According to the Congressional Research Service, since 1975 the average number of days from nomination to final Senate vote is 67 days, while the median is 71 days.
The Supreme Court’s 2020-2021 term began on Oct. 5. The Court is scheduled to hear arguments on the future of the Affordable Care Act in November. Other issues the Court may be asked to decide include whether the census can be ended before it is complete and whether challenges to voting restrictions are constitutional. The Court may also be asked to decide any election-related disputes. As the Court is currently made up of three Democrat-appointed justices and five Republican-appointed justices, the next nominee to the Supreme Court has the power to shift its ideology.
Has This Situation Happened Before?
In U.S. presidential election years, there have been 16 Supreme Court vacancies that occurred before Election Day. Justice Ginsburg died 46 days before the presidential election. There has only been one other vacancy that happened closer to the election: Chief Justice Roger Taney died on Oct. 12, 1864, 27 days before Election Day.

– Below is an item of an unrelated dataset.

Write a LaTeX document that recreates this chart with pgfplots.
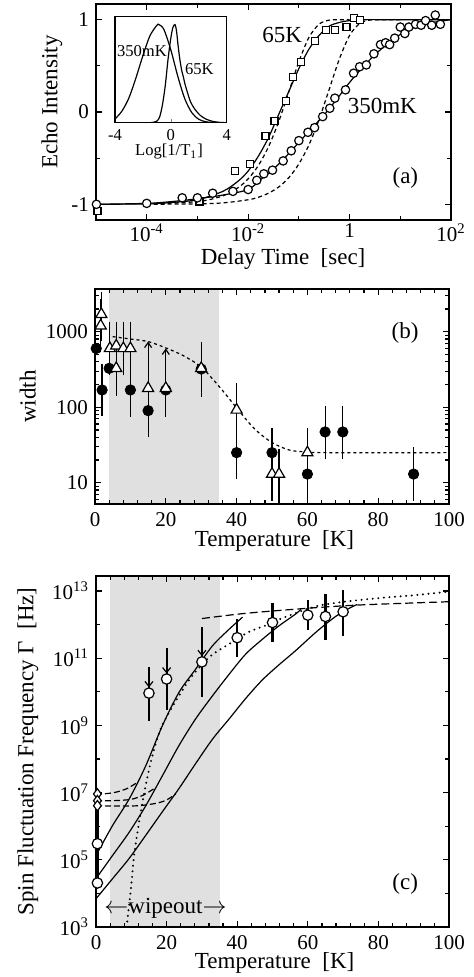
\documentclass[border=0pt]{standalone}
\usepackage{fontspec}
\setmainfont{Liberation Serif}
\usepackage{pgfplots}
\pgfplotsset{compat=1.18}
\usetikzlibrary{arrows.meta}
\definecolor{band}{gray}{0.88}
\pgfplotsset{
 myaxis/.style={scale only axis, anchor=south west, clip=false, axis on top,
   axis line style={line width=0.9pt},
   font=\fontsize{11.5}{13}\selectfont,
   tick label style={font=\fontsize{10.5}{12}\selectfont},
   major tick length=3pt, minor tick length=1.8pt,
   every tick/.style={black, line width=0.6pt},
   xticklabel style={inner sep=0pt, yshift=-3.83pt}},
 crv/.style={black, line width=0.6pt, smooth},
}
\begin{document}
\begin{tikzpicture}
\path[use as bounding box] (0,0) rectangle (236.5pt,-488.5pt);

% ---------------- panel (a)
\begin{axis}[myaxis, at={(48pt,-110pt)}, width=177.5pt, height=108pt,
  xmode=log, xmin=1e-5, xmax=1e2, ymin=-1.17, ymax=1.17,
  xtick={1e-4,1e-2,1,1e2},
  xticklabels={10\textsuperscript{-4},10\textsuperscript{-2},1,10\textsuperscript{2}},
  xticklabel style={yshift=2pt},
  minor xtick={1e-5,1e-3,1e-1,1e1},
  ytick={-1,0,1}, yticklabels={-1,0,1}, minor ytick={-0.5,0.5},
  xlabel={Delay Time\ \ [sec]}, ylabel={Echo Intensity},
  xlabel style={at={(axis description cs:0.527,-0.18)},anchor=center,inner sep=0pt},
  ylabel style={at={(axis description cs:-0.124,0.546)},anchor=center,inner sep=0pt}]
\addplot[crv] coordinates {(1e-5,-1) (1e-4,-0.995) (3.16e-4,-0.98) (1e-3,-0.95) (3.16e-3,-0.86) (6.31e-3,-0.75) (1e-2,-0.64) (1.585e-2,-0.48) (2.51e-2,-0.28) (3.98e-2,-0.03) (6.31e-2,0.22) (0.1,0.47) (0.158,0.68) (0.251,0.83) (0.398,0.93) (0.631,0.97) (1,0.99) (2,1) (5,1) (100,1)};
\addplot[crv, dash pattern=on 2pt off 1.5pt] coordinates {(1e-4,-0.997) (1e-3,-0.971) (3.16e-3,-0.909) (6.31e-3,-0.821) (1e-2,-0.724) (1.585e-2,-0.581) (2.51e-2,-0.379) (3.98e-2,-0.109) (6.31e-2,0.215) (0.1,0.545) (0.1585,0.809) (0.251,0.952) (0.398,0.995) (0.631,1) (1,1)};
\addplot[crv, dash pattern=on 2pt off 1.5pt] coordinates {(1e-4,-1) (1e-3,-0.995) (3.16e-3,-0.985) (1e-2,-0.951) (1.585e-2,-0.924) (2.51e-2,-0.880) (3.98e-2,-0.814) (6.31e-2,-0.713) (0.1,-0.563) (0.1585,-0.355) (0.251,-0.079) (0.398,0.248) (0.631,0.576) (1,0.829) (1.585,0.959) (2.51,0.996) (3.98,1) (10,1)};
\addplot[crv] coordinates {(1e-5,-1) (1e-4,-0.99) (3.16e-4,-0.97) (1e-3,-0.94) (3.16e-3,-0.9) (1e-2,-0.84) (1.778e-2,-0.73) (3.16e-2,-0.62) (5.623e-2,-0.48) (0.1,-0.33) (0.1778,-0.18) (0.316,-0.03) (0.5623,0.14) (1,0.32) (1.778,0.48) (3.16,0.62) (5.623,0.74) (10,0.84) (17.78,0.91) (31.6,0.95) (56.23,0.98) (100,1)};
% 65K squares
\addplot[only marks, mark=square*, mark size=1.75pt, mark options={fill=white, draw=black, line width=0.6pt}] coordinates {(1.07e-5,-1.07) (1.10e-3,-0.97) (5.50e-3,-0.64) (1.10e-2,-0.56) (2.19e-2,-0.26) (3.31e-2,-0.10) (5.50e-2,0.12) (7.59e-2,0.38) (0.112,0.54) (0.209,0.77) (0.339,0.89) (0.525,0.89) (0.871,0.92) (1.23,1.02) (1.58,1.00)};
% 350mK circles
\addplot[only marks, mark=*, mark size=2.1pt, mark options={fill=white, draw=black, line width=0.6pt}] coordinates {(1.02e-5,-1.0) (1e-4,-0.99) (5.01e-4,-0.93) (1e-3,-0.93) (2.0e-3,-0.88) (5.01e-3,-0.86) (1e-2,-0.84) (1.48e-2,-0.74) (2.04e-2,-0.67) (3.02e-2,-0.63) (4.90e-2,-0.53) (7.08e-2,-0.42) (0.1,-0.31) (0.151,-0.22) (0.204,-0.17) (0.295,-0.05) (0.407,0.04) (0.513,0.15) (0.832,0.24) (1.20,0.42) (1.58,0.49) (2.14,0.51) (3.02,0.63) (4.07,0.73) (5.13,0.75) (6.17,0.73) (7.76,0.80) (10.0,0.92) (12.3,0.85) (14.8,0.92) (20.0,0.95) (25.7,0.94) (31.6,0.99) (41.7,0.94) (49.0,1.05) (61.7,0.95)};
\node at (axis cs:0.0468,0.83) {65K};
\node at (axis cs:4.42,0.065) {350mK};
\node at (axis cs:12.6,-0.71) {(a)};
\end{axis}

% ---------------- inset
\begin{axis}[at={(57.5pt,-61.35pt)}, anchor=south west, scale only axis,
  width=55.85pt, height=53pt, xmin=-4, xmax=4, ymin=0, ymax=1,
  xtick={-4,0,4}, xticklabels={-4,0,4}, ytick=\empty, xtick pos=bottom,
  font=\fontsize{8.3}{9.5}\selectfont, major tick length=2pt,
  axis line style={line width=0.8pt},
  axis background/.style={fill=white},
  xlabel={Log[1/T\textsubscript{1}]},
  xlabel style={at={(axis description cs:0.483,-0.276)},anchor=center,inner sep=0pt}]
\addplot[crv] coordinates {(-4,0.035) (-3.5,0.11) (-3,0.235) (-2.5,0.423) (-2,0.633) (-1.5,0.819) (-1,0.919) (-0.85,0.925) (-0.5,0.880) (0,0.686) (0.5,0.436) (1,0.225) (1.5,0.095) (2,0.032) (2.5,0.009) (3,0.002) (4,0)};
\addplot[crv] coordinates {(-1.5,0) (-1.2,0.005) (-1,0.015) (-0.8,0.055) (-0.6,0.17) (-0.4,0.35) (-0.2,0.6) (0,0.8) (0.15,0.9) (0.3,0.925) (0.4,0.87) (0.5,0.75) (0.6,0.64) (0.7,0.55) (0.8,0.48) (0.9,0.43) (1.0,0.37) (1.2,0.28) (1.4,0.2) (1.7,0.13) (2.1,0.07) (2.5,0.035) (3,0.012) (3.5,0.003) (4,0)};
\node at (axis cs:-2.07,0.68) {350mK};
\node at (axis cs:2.04,0.504) {65K};
\end{axis}

% ---------------- panel (b)
\begin{axis}[myaxis, at={(47.5pt,-252pt)}, width=177pt, height=107.5pt,
  ymode=log, xmin=0, xmax=100, ymin=5.22, ymax=3680,
  xtick={0,20,40,60,80,100}, xticklabels={0,20,40,60,80,100}, minor x tick num=4,
  ytick={10,100,1000}, yticklabels={10,100,1000},
  minor ytick={6,7,8,9,20,30,40,50,60,70,80,90,200,300,400,500,600,700,800,900,2000,3000},
  xlabel={Temperature\ \ [K]}, ylabel={width},
  xlabel style={at={(axis description cs:0.507,-0.17)},anchor=center,inner sep=0pt},
  ylabel style={at={(axis description cs:-0.19,0.5)},anchor=center,inner sep=0pt}]
\addplot[fill=band, draw=none] coordinates {(4,5.22) (35,5.22) (35,3680) (4,3680)} -- cycle;
\addplot[crv, dash pattern=on 1.5pt off 1.5pt] coordinates {(5,860) (10,800) (15,740) (20,610) (25,480) (30,340) (35,190) (40,98) (45,52) (50,34) (55,27) (60,25.5) (65,25) (100,25)};
% filled circles
\addplot[only marks, mark=*, mark size=2.6pt, black, error bars/.cd, y dir=both, y explicit,
  error bar style={line width=0.6pt}, error mark options={mark size=2pt, line width=0.6pt}]
 coordinates {(2,169) += (0,161) -= (0,82) (10,169) += (0,161) -= (0,84) (15,90) += (0,90) -= (0,45) (20,169) += (0,161) -= (0,84) (30,320) += (0,320) -= (0,165) (40,25) += (0,25) -= (0,12.5) (50,25) += (0,22) -= (0,12.5) (60,13) += (0,13) -= (0,6.5) (65,47) += (0,45) -= (0,24) (70,47) += (0,45) -= (0,24) (90,13) += (0,13) -= (0,6.5)};
\addplot[only marks, mark=*, mark size=2.6pt, black] coordinates {(0.35,600) (4,327)};
% up arrows
\addplot[black, line width=0.6pt, -{Straight Barb[length=2.5pt,width=3.5pt]}] coordinates {(15,178) (15,740)};
\addplot[black, line width=0.6pt, -{Straight Barb[length=2.5pt,width=3.5pt]}] coordinates {(20,178) (20,600)};
% triangles
\addplot[only marks, mark=triangle*, mark size=3.2pt, mark options={fill=white, draw=black, line width=0.6pt},
  error bars/.cd, y dir=both, y explicit,
  error bar style={line width=0.6pt}, error mark options={mark size=2pt, line width=0.6pt}]
 coordinates {(1.8,1700) += (0,1300) -= (0,850) (1.6,1200) += (0,1200) -= (0,600) (4.2,600) += (0,600) -= (0,300) (6,327) += (0,323) -= (0,167) (6,650) += (0,550) -= (0,320) (8,600) += (0,600) -= (0,300) (10,600) += (0,600) -= (0,300) (30,327) += (0,323) -= (0,167) (40,92) += (0,93) -= (0,47) (50,13) += (0,13) -= (0,6.5) (52,13) += (0,12) -= (0,6.5) (60,25) += (0,22) -= (0,12.5)};
\addplot[only marks, mark=triangle*, mark size=3.2pt, mark options={fill=white, draw=black, line width=0.6pt}] coordinates {(15,178) (20,178)};
\node at (axis cs:87.6,950) {(b)};
\end{axis}

% ---------------- panel (c)
\begin{axis}[myaxis, at={(48pt,-463.5pt)}, width=176.5pt, height=175.5pt,
  ymode=log, xmin=0, xmax=100, ymin=1e3, ymax=2.79e13,
  xtick={0,20,40,60,80,100}, xticklabels={0,20,40,60,80,100}, minor x tick num=4,
  ytick={1e3,1e5,1e7,1e9,1e11,1e13},
  yticklabels={10\textsuperscript{3},10\textsuperscript{5},10\textsuperscript{7},10\textsuperscript{9},10\textsuperscript{11},10\textsuperscript{13}},
  minor ytick={1e4,1e6,1e8,1e10,1e12},
  xlabel={Temperature\ \ [K]}, ylabel={Spin Fluctuation Frequency Γ\ \ [Hz]},
  xlabel style={at={(axis description cs:0.506,-0.103)},anchor=center,inner sep=0pt},
  ylabel style={at={(axis description cs:-0.193,0.5)},anchor=center,inner sep=0pt}]
\addplot[fill=band, draw=none] coordinates {(4,1e3) (35,1e3) (35,2.79e13) (4,2.79e13)} -- cycle;
% solid curves
\addplot[crv] coordinates {(0,1.35e5) (4.7,1.05e6) (9.4,6.46e6) (14.1,6.31e7) (18.8,9.77e8) (23.5,9.55e9) (28.2,4.68e10) (33,2.34e11) (37.7,7.24e11) (41.5,1.66e12)};
\addplot[crv] coordinates {(0,2.75e4) (4.7,1.35e5) (9.4,6.61e5) (14.1,4.07e6) (18.8,3.16e7) (23.5,2.51e8) (28.2,1.55e9) (33,7.59e9) (37.7,3.31e10) (42.4,1.32e11) (47.1,3.63e11) (51.8,9.12e11) (56.5,2.04e12) (58,2.82e12)};
\addplot[crv] coordinates {(0,6.92e3) (4.7,2.75e4) (9.4,1.10e5) (14.1,5.37e5) (18.8,2.69e6) (23.5,1.32e7) (28.2,7.24e7) (33,3.89e8) (37.7,1.55e9) (42.4,6.31e9) (47.1,2.24e10) (51.8,6.31e10) (56.5,1.66e11) (62.6,6.31e11) (68,1.78e12) (72,3.16e12) (74,3.98e12)};
% dashed curves
\addplot[crv, dash pattern=on 3pt off 1.5pt] coordinates {(0,9.12e6) (3,9.33e6) (6,1.05e7) (9,1.35e7) (11.8,2.04e7)};
\addplot[crv, dash pattern=on 3pt off 1.5pt] coordinates {(0,5.75e6) (5,5.75e6) (10,6.31e6) (13.5,8.51e6) (16.9,1.41e7)};
\addplot[crv, dash pattern=on 3pt off 1.5pt] coordinates {(0,4.07e6) (6,3.98e6) (12,4.07e6) (17,4.79e6) (20,6.03e6) (22.6,9.12e6)};
\addplot[crv, dash pattern=on 4pt off 2pt] coordinates {(30,1.51e12) (42,2.14e12) (58,2.95e12) (74,3.80e12) (100,4.79e12)};
% dotted curve
\addplot[black, line width=1.1pt, line cap=round, dash pattern=on 0pt off 2.8pt, smooth] coordinates {(8.7,1e3) (9.0,2.0e3) (9.9,1.38e4) (10.8,1.35e5) (12.2,1.32e6) (13.7,1.02e7) (15.5,7.94e7) (17.9,6.17e8) (20.2,1.95e9) (23.5,7.59e9) (27.3,3.02e10) (32.5,1.17e11) (37.7,2.63e11) (43.3,6.03e11) (49,1.02e12) (53.2,1.62e12) (62.6,3.55e12) (72,5.01e12) (81.4,6.31e12) (90.9,7.59e12) (100,9.55e12)};
% thick bar at T=0
\addplot[black, line width=1.6pt] coordinates {(0.4,4.07e6) (0.4,2.04e4)};
% data with error bars
\addplot[only marks, mark=*, mark size=2.6pt, mark options={fill=white, draw=black, line width=0.6pt},
  error bars/.cd, y dir=both, y explicit, error bar style={line width=1.1pt}, error mark=none]
 coordinates {(15,9.12e9) += (0,4.71e10) -= (0,7.74e9) (20,2.40e10) += (0,1.76e11) -= (0,2.105e10) (30,7.76e10) += (0,7.93e11) -= (0,7.05e10) (40,4.07e11) += (0,1.04e12) -= (0,3.02e11) (50,1.15e12) += (0,3.12e12) -= (0,8.41e11) (60,1.91e12) += (0,3.34e12) -= (0,1.23e12) (65,1.74e12) += (0,6.58e12) -= (0,1.385e12) (70,2.40e12) += (0,8.1e12) -= (0,1.94e12)};
% down arrows (upper limits)
\addplot[black, line width=0.6pt, -{Straight Barb[length=2.5pt,width=4pt]}] coordinates {(15,3e10) (15,1.35e10)};
\addplot[black, line width=0.6pt, -{Straight Barb[length=2.5pt,width=4pt]}] coordinates {(20,1e11) (20,3.5e10)};
\addplot[black, line width=0.6pt, -{Straight Barb[length=2.5pt,width=4pt]}] coordinates {(30,4e11) (30,1.15e11)};
% T = 0 points
\addplot[only marks, mark=*, mark size=2.6pt, mark options={fill=white, draw=black, line width=0.6pt}] coordinates {(0.4,3.02e5) (0.4,2.04e4)};
\addplot[only marks, mark=diamond*, mark size=2.6pt, mark options={fill=white, draw=black, line width=0.6pt}] coordinates {(0.4,9.12e6) (0.4,5.75e6) (0.4,4.07e6)};
\node at (axis cs:19.7,3.51e3) {$\leftarrow$wipeout$\rightarrow$};
\node at (axis cs:87.6,1.95e4) {(c)};
\end{axis}
\end{tikzpicture}
\end{document}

Interesting enough, his replacement, Justice Salmon Chase, was nominated and confirmed on the same day in 1864 after Abraham Lincoln’s reelection.
Since 1900, there have been several instances of nomination and confirmation of justices during presidential election years.

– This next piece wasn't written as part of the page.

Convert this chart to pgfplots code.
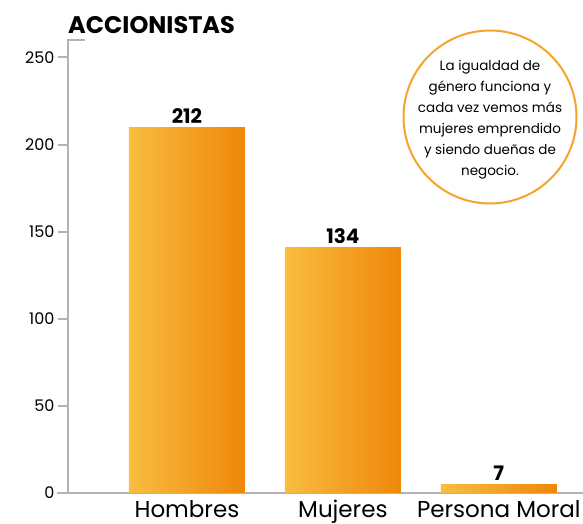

On Jan. 28, 1916, President Woodrow Wilson nominated Louis Brandeis to replace Joseph Rucker Lamar, who died on Jan. 2, 1916. Brandeis was confirmed on June 1, 1916.
On July 14, 1916, President Wilson nominated John Clarke to replace Charles Evans Hughes, who resigned from the Court. Clarke was confirmed on July 24, 1916.
On Apr. 30, 1888, President Grover Cleveland nominated Melville Fuller to replace Morrison Waite, who died on March 23, 1888. Fuller was confirmed on July 20, 1888.
On Nov. 30, 1987, President Ronald Reagan nominated Justice Anthony Kennedy to replace Louis Powell, who had retired. Kennedy was confirmed on Feb. 3, 1988.
There have been three instances where presidents were not able to nominate and confirm a justice prior to Election Day.
On Oct. 15, 1956, Sherman Minton retired from the Court. As the Senate had already adjourned, President Dwight D. Eisenhower appointed William J. Brennan in a recess appointment. Brennan was not formally nominated and confirmed until 1957.
In 1968, President Lyndon B. Johnson sought to nominate Abe Fortas to succeed Chief Justice Earl Warren. Fortas was already an associate justice on the Court. Fortas’ nomination was filibustered, mainly due to ethical questions about Fortas and the Warren Court’s liberalism. Fortas was not confirmed as the chief justice; however, since Chief Justice Warren remained on the bench, the Court was never short a justice.
On March 16, 2016, President Barack Obama nominated Merrick Garland to succeed Antonin Scalia, who had died one month earlier. The Senate majority leader stated that the next Supreme Court Justice should be chosen by the president who was to be elected later that year. The 11 members of the Senate Judiciary Committee’s Republican majority refused to conduct hearings that would have advanced the vote to the full Senate. Garland’s nomination expired on Jan. 3, 2017, with the close of Congress.